====== Records

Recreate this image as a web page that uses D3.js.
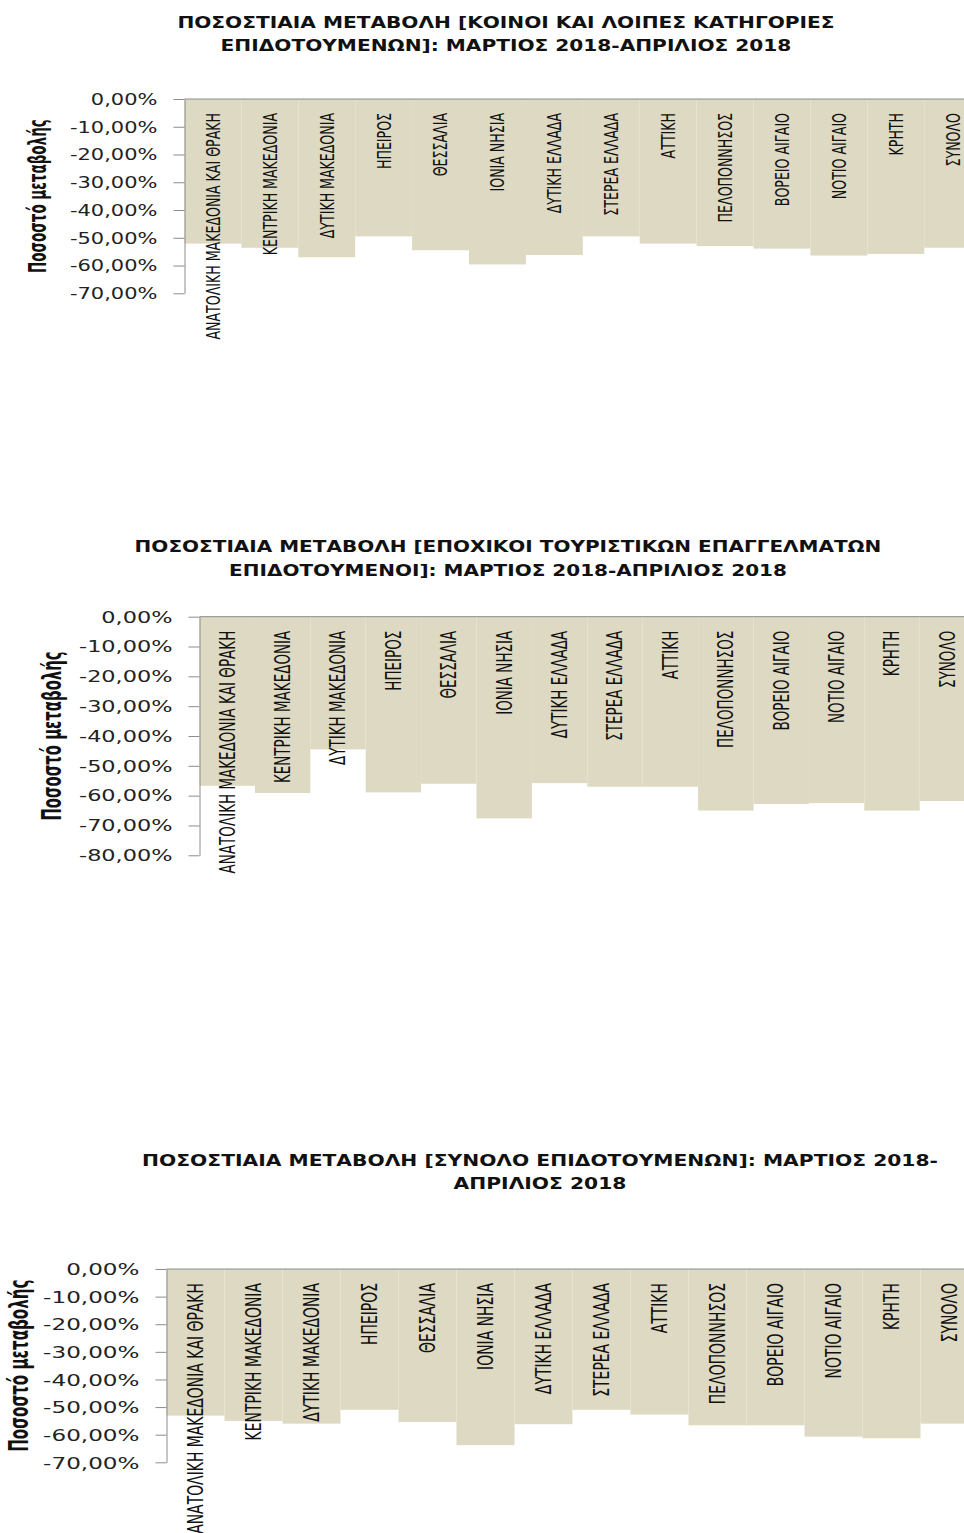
<!DOCTYPE html>
<html>
<head>
<meta charset="utf-8">
<script src="https://cdn.jsdelivr.net/npm/d3@7"></script>
<style>
  body { margin: 0; background: #fff; }
  svg { display: block; }
</style>
</head>
<body>
<div id="chart"></div>
<script>
// regions (same order in all three charts)
const categories = [
  "ΑΝΑΤΟΛΙΚΗ ΜΑΚΕΔΟΝΙΑ ΚΑΙ ΘΡΑΚΗ", "ΚΕΝΤΡΙΚΗ ΜΑΚΕΔΟΝΙΑ", "ΔΥΤΙΚΗ ΜΑΚΕΔΟΝΙΑ",
  "ΗΠΕΙΡΟΣ", "ΘΕΣΣΑΛΙΑ", "ΙΟΝΙΑ ΝΗΣΙΑ", "ΔΥΤΙΚΗ ΕΛΛΑΔΑ", "ΣΤΕΡΕΑ ΕΛΛΑΔΑ",
  "ΑΤΤΙΚΗ", "ΠΕΛΟΠΟΝΝΗΣΟΣ", "ΒΟΡΕΙΟ ΑΙΓΑΙΟ", "ΝΟΤΙΟ ΑΙΓΑΙΟ", "ΚΡΗΤΗ", "ΣΥΝΟΛΟ"
];

// % change March 2018 -> April 2018
const valuesCommon   = [-52.1, -53.6, -57.0, -49.5, -54.5, -59.6, -56.2, -49.5, -52.1, -53.0, -53.9, -56.4, -55.8, -53.6];
const valuesSeasonal = [-56.7, -59.1, -44.5, -58.9, -56.0, -67.6, -55.8, -57.0, -57.0, -65.0, -62.8, -62.5, -65.0, -61.8];
const valuesTotal    = [-53.1, -55.0, -56.0, -51.0, -55.4, -63.8, -56.2, -51.0, -52.7, -56.6, -56.6, -60.7, -61.3, -56.0];

const titleCommon = ["ΠΟΣΟΣΤΙΑΙΑ ΜΕΤΑΒΟΛΗ [ΚΟΙΝΟΙ ΚΑΙ ΛΟΙΠΕΣ ΚΑΤΗΓΟΡΙΕΣ", "ΕΠΙΔΟΤΟΥΜΕΝΩΝ]: ΜΑΡΤΙΟΣ 2018-ΑΠΡΙΛΙΟΣ 2018"];
const titleSeasonal = ["ΠΟΣΟΣΤΙΑΙΑ ΜΕΤΑΒΟΛΗ [ΕΠΟΧΙΚΟΙ ΤΟΥΡΙΣΤΙΚΩΝ ΕΠΑΓΓΕΛΜΑΤΩΝ", "ΕΠΙΔΟΤΟΥΜΕΝΟΙ]: ΜΑΡΤΙΟΣ 2018-ΑΠΡΙΛΙΟΣ 2018"];
const titleTotal = ["ΠΟΣΟΣΤΙΑΙΑ ΜΕΤΑΒΟΛΗ [ΣΥΝΟΛΟ ΕΠΙΔΟΤΟΥΜΕΝΩΝ]: ΜΑΡΤΙΟΣ 2018-", "ΑΠΡΙΛΙΟΣ 2018"];

const ticks70 = [0, -10, -20, -30, -40, -50, -60, -70];
const ticks80 = [0, -10, -20, -30, -40, -50, -60, -70, -80];

const yTitle = "Ποσοστό μεταβολής";

const width = 964, height = 1533;
const barColor = "#ddd9c3";
const axisColor = "#8c8c8c";
const narrow = "'Liberation Sans Narrow', 'DejaVu Sans Condensed', sans-serif";

const fmt = d3.formatLocale({ decimal: ",", thousands: ".", grouping: [3], currency: ["", "€"], minus: "-" }).format(".2f");

let svg = d3.select("#chart").append("svg")
  .attr("width", width)
  .attr("height", height);

svg.append("rect").attr("width", width).attr("height", height).attr("fill", "#fff");

// layout of each chart block (the original picture is stretched sideways, hence sx)
const charts = [
  { values: valuesCommon, title: titleCommon, ticks: ticks70,
    left: 184.5, band: 56.9, top: 99, bottom: 293.3, sx: 1.4,
    titleX: 506, titleY: [28, 51], titleSize: 16,
    yTitleX: 38, tickSize: 15, labelSize: 14, yTitleSize: 15, ySx: 1.6 },
  { values: valuesSeasonal, title: titleSeasonal, ticks: ticks80,
    left: 199.5, band: 55.4, top: 616.7, bottom: 855.3, sx: 1.4,
    titleX: 508, titleY: [552, 576], titleSize: 15.9,
    yTitleX: 52, tickSize: 16, labelSize: 15, yTitleSize: 16.5, ySx: 1.6 },
  { values: valuesTotal, title: titleTotal, ticks: ticks70,
    left: 166.5, band: 58.0, top: 1269, bottom: 1462.3, sx: 1.4,
    titleX: 540, titleY: [1166, 1189], titleSize: 16.1,
    yTitleX: 19, tickSize: 16.5, labelSize: 15.5, yTitleSize: 16.8, ySx: 1.6 }
];

charts.forEach(drawChart);

function drawChart(c) {
  const g = svg.append("g");

  const x = d3.scaleBand()
    .domain(categories)
    .range([c.left, c.left + c.band * categories.length])
    .padding(0);

  const y = d3.scaleLinear()
    .domain([d3.min(c.ticks), 0])
    .range([c.bottom, c.top]);

  // title
  c.title.forEach((line, i) => {
    g.append("text")
      .attr("transform", "translate(" + c.titleX + "," + c.titleY[i] + ") scale(" + c.sx + ",1)")
      .attr("text-anchor", "middle")
      .style("font-family", narrow)
      .style("font-weight", "bold")
      .style("font-size", c.titleSize + "px")
      .style("fill", "#111")
      .text(line);
  });

  // bars hang down from 0
  g.append("g")
    .selectAll("rect")
    .data(c.values)
    .enter()
    .append("rect")
    .attr("x", (d, i) => x(categories[i]))
    .attr("y", y(0))
    .attr("width", x.bandwidth())
    .attr("height", (d) => y(d) - y(0))
    .attr("fill", barColor);

  // category axis along 0
  g.append("line")
    .attr("x1", c.left).attr("x2", width)
    .attr("y1", y(0)).attr("y2", y(0))
    .attr("stroke", axisColor);

  // y axis
  const yAxis = g.append("g")
    .attr("transform", "translate(" + c.left + ",0)")
    .call(d3.axisLeft(y).tickValues(c.ticks).tickSize(11).tickSizeOuter(0).tickFormat((d) => fmt(d) + "%"));
  yAxis.select(".domain").attr("stroke", axisColor);
  yAxis.selectAll(".tick line").attr("stroke", axisColor);
  yAxis.selectAll(".tick text")
    .attr("x", null)
    .attr("dy", null)
    .attr("transform", "translate(-27,0) scale(" + c.sx + ",1)")
    .attr("dominant-baseline", "central")
    .style("font-family", "'DejaVu Sans', Verdana, sans-serif")
    .style("font-size", c.tickSize + "px")
    .style("fill", "#222");

  // category labels, rotated, hanging from the top
  g.append("g")
    .selectAll("text")
    .data(categories)
    .enter()
    .append("text")
    .attr("transform", (d) => "translate(" + (x(d) + x.bandwidth() / 2) + "," + (c.top + 14) + ") scale(" + c.sx + ",1) rotate(-90)")
    .attr("text-anchor", "end")
    .attr("dy", "0.35em")
    .style("font-family", narrow)
    .style("font-size", c.labelSize + "px")
    .style("fill", "#111")
    .text((d) => d);

  // y axis title
  g.append("text")
    .attr("transform", "translate(" + c.yTitleX + "," + (c.top + c.bottom) / 2 + ") scale(" + c.ySx + ",1) rotate(-90)")
    .attr("text-anchor", "middle")
    .attr("dy", "0.35em")
    .style("font-family", narrow)
    .style("font-weight", "bold")
    .style("font-size", c.yTitleSize + "px")
    .style("fill", "#111")
    .text(yTitle);
}
</script>
</body>
</html>
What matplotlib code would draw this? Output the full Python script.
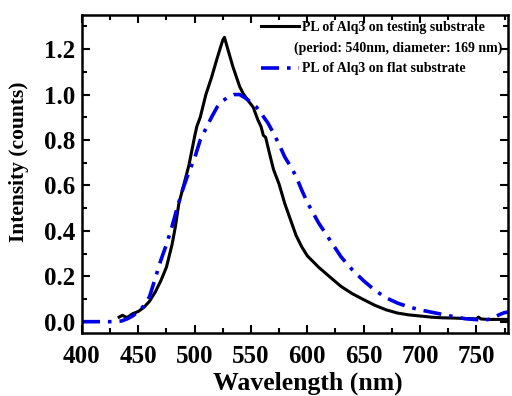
import matplotlib
matplotlib.use("Agg")
import matplotlib.pyplot as plt
from matplotlib.lines import Line2D
from matplotlib.ticker import MultipleLocator, FormatStrFormatter

# ---- data ----
wl_test = [433, 436, 440, 445, 450, 455, 460, 465, 470, 475, 480, 483, 486, 490,
           495, 500, 502, 505, 510, 515, 520, 525, 526.5, 528, 534, 540, 543, 548,
           552, 556, 559, 561, 563, 566, 570, 575, 580, 585, 590, 595, 600, 610,
           620, 630, 640, 650, 660, 670, 680, 690, 700, 710, 720, 730, 740, 750,
           752, 754, 760, 770, 778]
pl_test = [0.02, 0.028, 0.018, 0.035, 0.045, 0.063, 0.09, 0.13, 0.18, 0.24, 0.34,
           0.42, 0.52, 0.595, 0.69, 0.815, 0.86, 0.9, 1.0, 1.075, 1.16, 1.24, 1.252,
           1.225, 1.122, 1.035, 1.005, 0.97, 0.944, 0.89, 0.858, 0.82, 0.812, 0.75,
           0.67, 0.605, 0.52, 0.45, 0.38, 0.33, 0.29, 0.24, 0.197, 0.155, 0.123,
           0.097, 0.072, 0.052, 0.038, 0.03, 0.025, 0.02, 0.017, 0.016, 0.014, 0.012,
           0.02, 0.012, 0.01, 0.01, 0.01]

wl_flat = [400, 410, 420, 430, 435, 440, 445, 450, 455, 460, 465, 470, 475, 480,
           485, 490, 495, 500, 505, 510, 515, 520, 525, 530, 535, 540, 545, 550,
           555, 560, 565, 570, 575, 580, 585, 590, 595, 600, 610, 620, 630, 640,
           650, 660, 670, 680, 690, 700, 710, 720, 730, 740, 750, 760, 765, 770,
           775, 778]
pl_flat = [0.0, 0.0, 0.0, 0.0, 0.003, 0.012, 0.025, 0.045, 0.07, 0.11, 0.19, 0.27,
           0.34, 0.42, 0.51, 0.59, 0.66, 0.72, 0.8, 0.85, 0.9, 0.945, 0.972, 0.99,
           1.0, 1.0, 0.985, 0.965, 0.944, 0.91, 0.875, 0.83, 0.78, 0.725, 0.685,
           0.64, 0.58, 0.525, 0.435, 0.36, 0.285, 0.228, 0.18, 0.138, 0.105, 0.082,
           0.065, 0.052, 0.042, 0.032, 0.022, 0.013, 0.009, 0.009, 0.015, 0.03,
           0.04, 0.042]

label_test = "PL of Alq3 on testing substrate"
label_test2 = "(period: 540nm, diameter: 169 nm)"
label_flat = "PL of Alq3 on flat substrate"

plt.rcParams['font.family'] = ['Liberation Serif', 'DejaVu Serif']
plt.rcParams['font.weight'] = 'bold'

fig = plt.figure(figsize=(5.12, 3.96), dpi=100)
ax = fig.add_axes([0.16, 0.159, 0.832, 0.803])

l1, = ax.plot(wl_test, pl_test, color='black', lw=2.2, solid_joinstyle='round')
l2, = ax.plot(wl_flat, pl_flat, color='#0000e6', lw=2.6,
              dashes=(5, 2.2, 1, 2.2))

ax.set_xlim(400, 778)
ax.set_ylim(-0.05, 1.35)
ax.xaxis.set_major_locator(MultipleLocator(50))
ax.xaxis.set_minor_locator(MultipleLocator(25))
ax.yaxis.set_major_locator(MultipleLocator(0.2))
ax.yaxis.set_minor_locator(MultipleLocator(0.1))
ax.yaxis.set_major_formatter(FormatStrFormatter('%.1f'))
ax.tick_params(which='both', direction='in', top=True, right=True, width=1.5)
ax.tick_params(which='major', length=6, labelsize=18)
ax.tick_params(axis='x', which='major', pad=8.5)
ax.tick_params(axis='y', which='major', pad=5)
ax.tick_params(which='minor', length=3.5)
for sp in ax.spines.values():
    sp.set_linewidth(1.8)

ax.set_xlabel("Wavelength (nm)", fontsize=18.5, fontweight='bold')
ax.xaxis.set_label_coords(0.53, -0.122)
ax.set_ylabel("Intensity (counts)", fontsize=15.5, fontweight='bold')
ax.yaxis.set_label_coords(-0.125, 0.54)

blank = Line2D([], [], color='none')
leg = ax.legend([l1, blank, l2], [label_test, label_test2, label_flat],
                loc='upper right', frameon=False, fontsize=10,
                handlelength=2.7, handletextpad=0.25, labelspacing=0.55,
                borderaxespad=0.1, borderpad=0.3)
for t in leg.get_texts():
    t.set_fontweight('bold')
try:
    items = leg._legend_handle_box.get_children()[0].get_children()
    items[1].sep = items[1].sep - 6
except Exception:
    pass

fig.savefig("out.png", dpi=100)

============

**Set problem**: Find how many lines of the listing include the string "this" and give that number, nothing else.

**Reply to the task**: 2